Shortly after subbing in only 37 seconds into the fourth quarter, Gaines got things going for the struggling Jazz by hitting a jumper.
That made it 62-57 in favor of LeBron James and his crew from Cleveland, which had held Utah to a shoddy 32.3 percent shooting through the first three quarters.
But the team that had fizzled like a dud firecracker in a 15-point third quarter had a, well, TNT-like explosion after that shot went in.
C.J. Miles, who'd missed his first three shots, hit a couple of buckets. Then Carlos Boozer joined the fun, taking a Gaines pass and making a layup and a free throw to shockingly tie the game at 64-all with 8:28 remaining in the fourth quarter.
In less than three minutes, Utah had erased the Cavaliers' seven-point lead and, more importantly, grabbed the momentum.
With Big Mo — and we're not talking about Mo Williams — on their side, the Jazz continued to surge while also excelling on the other end of the court.
Boozer added a pair of free throws, Wesley Matthews drained a 3-pointer and then Gaines capped a 15-0 run with a strong drive and free throw.
Once down by 12, the Jazz roared back to take an 80-67 lead.
Turns out, it wasn't nearly enough — to maintain that lead, that is.

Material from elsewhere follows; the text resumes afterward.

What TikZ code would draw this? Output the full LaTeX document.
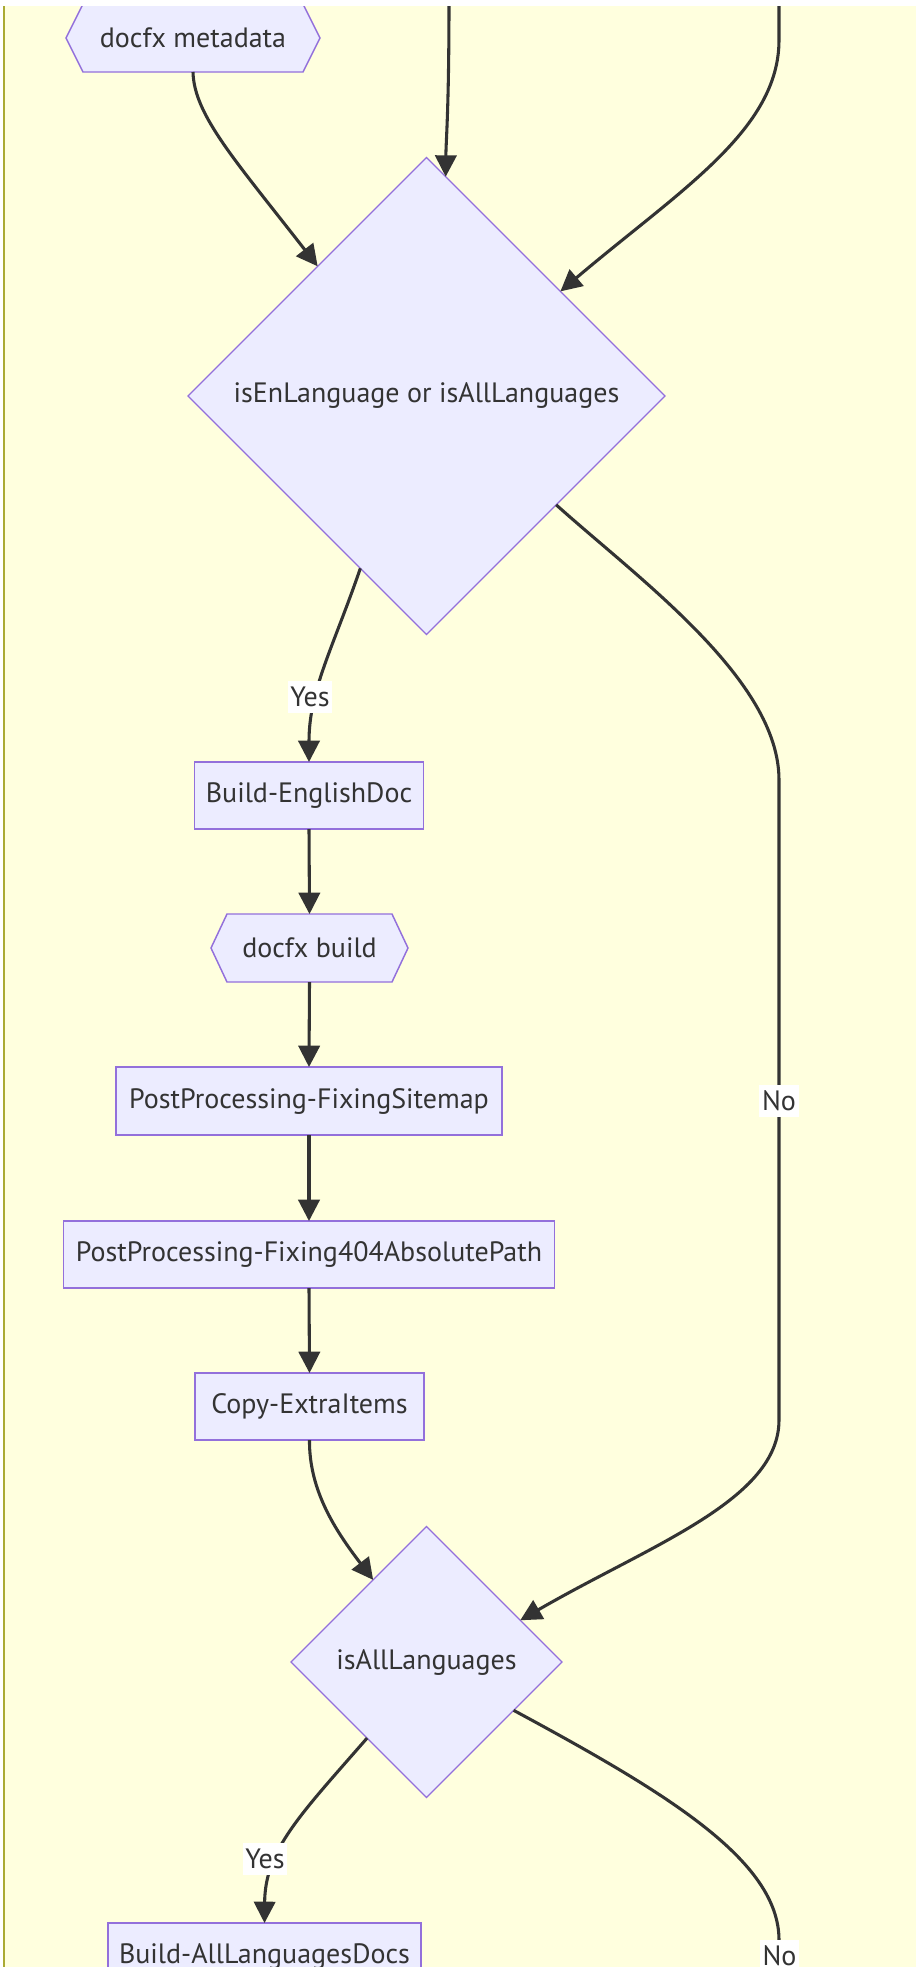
\documentclass[tikz,border=0pt]{standalone}
\usepackage{fontspec}
\setmainfont{PT Sans}
\usetikzlibrary{shapes.geometric,arrows.meta}
\definecolor{bgy}{HTML}{FFFFDE}
\definecolor{bgb}{HTML}{AAAA33}
\definecolor{nfill}{HTML}{ECECFF}
\definecolor{nline}{HTML}{9370DB}
\definecolor{ecol}{HTML}{333333}
\pgfdeclarelayer{bg}
\pgfsetlayers{bg,main}
\begin{document}
\begin{tikzpicture}[x=0.75pt,y=-0.75pt,
  txt/.style={text=ecol,font=\fontsize{21}{25}\selectfont},
  box/.style={txt,draw=nline,fill=nfill,line width=1.1pt,inner sep=0pt,outer sep=0pt},
  hexn/.style={txt,inner sep=0pt,outer sep=0pt},
  hexshape/.style={draw=nline,fill=nfill,line width=1.1pt,line join=miter},
  dia/.style={txt,diamond,draw=nline,fill=nfill,line width=1pt,inner sep=0pt,outer sep=0pt},
  edge/.style={draw=ecol,line width=2.3pt,-{Triangle[length=16pt,width=16pt]}},
  plain/.style={draw=ecol,line width=2.3pt},
  lbl/.style={txt,fill=white,inner xsep=2pt,inner ysep=0pt,minimum height=24pt}]
\useasboundingbox (0,0) rectangle (915,1967);
\clip (0,0) rectangle (915,1967);
\begin{pgfonlayer}{bg}
  \fill[white] (0,0) rectangle (915,1967);
  \fill[bgy] (4,6) rectangle (930,1980);
  \draw[bgb,line width=1.5pt] (4,6) -- (4,1980);
\end{pgfonlayer}

% nodes
\node[hexn, minimum width=190.5pt, minimum height=51pt] (meta) at (193,38) {docfx metadata};
\node[dia, minimum width=357.75pt, minimum height=357.75pt] (d1) at (426.5,396) {isEnLanguage or isAllLanguages};
\node[box, minimum width=171.75pt, minimum height=50.25pt] (en) at (309,795.5) {Build-EnglishDoc};
\node[hexn, minimum width=147.75pt, minimum height=51pt] (build) at (309.5,948) {docfx build};
\node[box, minimum width=289.5pt, minimum height=51pt] (ppfs) at (309,1101) {PostProcessing-FixingSitemap};
\node[box, minimum width=368.25pt, minimum height=50.25pt] (pp404) at (309,1254.5) {PostProcessing-Fixing404AbsolutePath};
\node[box, minimum width=171.75pt, minimum height=50.25pt] (copy) at (309.5,1406.5) {Copy-ExtraItems};
\node[dia, minimum width=203.25pt, minimum height=203.25pt] (d2) at (426.5,1662) {isAllLanguages};
\node[box, minimum width=234.75pt, minimum height=50.25pt] (all) at (264.5,1956.5) {Build-AllLanguagesDocs};

\begin{pgfonlayer}{bg}
  \draw[hexshape] (meta.west) -- ([xshift=12.75pt]meta.north west) -- ([xshift=-12.75pt]meta.north east) -- (meta.east) -- ([xshift=-12.75pt]meta.south east) -- ([xshift=12.75pt]meta.south west) -- cycle;
  \draw[hexshape] (build.west) -- ([xshift=12pt]build.north west) -- ([xshift=-12pt]build.north east) -- (build.east) -- ([xshift=-12pt]build.south east) -- ([xshift=12pt]build.south west) -- cycle;
\end{pgfonlayer}

% free ends of incoming connectors
\coordinate (t1) at (449,0);
\coordinate (t2) at (779,0);

% connectors
\draw[edge] (t1) .. controls (449,110) and (446,140) .. (d1.85);
\draw[edge] (t2) -- (779,40) .. controls (779,130) and (680,190) .. (d1.38);
\draw[edge] (meta.south) .. controls (194,115) and (235,160) .. (d1.130);
\draw[edge] (d1.-111.3) .. controls (333,648) and (309,690) .. (en.north);
\draw[edge] (d1.-40.8) .. controls (640,580) and (779,680) .. (779,780) -- (779,1420) .. controls (779,1500) and (650,1545) .. (d2.24.9);
\draw[edge] (en.south) -- (build.north);
\draw[edge] (build.south) -- (ppfs.north);
\draw[edge] (ppfs.south) -- (pp404.north);
\draw[edge] (pp404.south) -- (copy.north);
\draw[edge] (copy.south) .. controls (309,1490) and (335,1530) .. (d2.123.1);
\draw[edge] (d2.-128.9) .. controls (300,1815) and (265,1850) .. (all.north);
\coordinate (noend) at (779,1990);
\draw[plain] (d2.-29.5) .. controls (665,1792) and (779,1860) .. (779,1940) -- (noend);

% edge labels
\node[lbl] (yes1) at (310,697) {Yes};
\node[lbl] (no1) at (779,1101) {No};
\node[lbl] (yes2) at (265,1859) {Yes};
\node[lbl] (no2) at (779.5,1955.5) {No};

% top strip outside the cluster
\fill[white] (0,0) rectangle (915,6);
\end{tikzpicture}
\end{document}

James went berserk after that, scoring 18 points during a whirlwind of a 20-2 run that seemed to win this thriller for the Cavaliers.
After Utah scored 25 points in the first seven-plus minutes of the fourth quarter, the rims tightened up again for the Jazz until the final moments.
The cold shooting outside of that sizzling stretch nearly proved fatal to Utah's chances against the Eastern Conference's best team.
The Jazz finished shooting just 41 percent, missing 47 shots from the field.
It was the 32nd bucket they made, however, that will be the lasting memory of this crazy win.
After James carried Cleveland back to a six-point lead in the final minute, the Jazz made a furious, smart rally.
With just over 5 seconds remaining, Gaines was reinserted into the game and ended up with the ball behind the 3-point line.
He drilled it to finish with nine points on 3-for-3 shooting.
Utah's starting lineup was particularly cold throughout the game.
Carlos Boozer finished with a team-best 19 points but hit only 6-of-18 shots. Mehmet Okur scored 13 points on 4-for-10 shooting, while Andrei Kirilenko (hyperextended right knee) and Williams combined to shoot 5-for-15 before exiting with injuries.
Ronnie Brewer was the only starter to hit .500 or better, though he had just six points on a 3-for-5 night.
Turns out, the Jazz's offense showed up when it mattered most, though.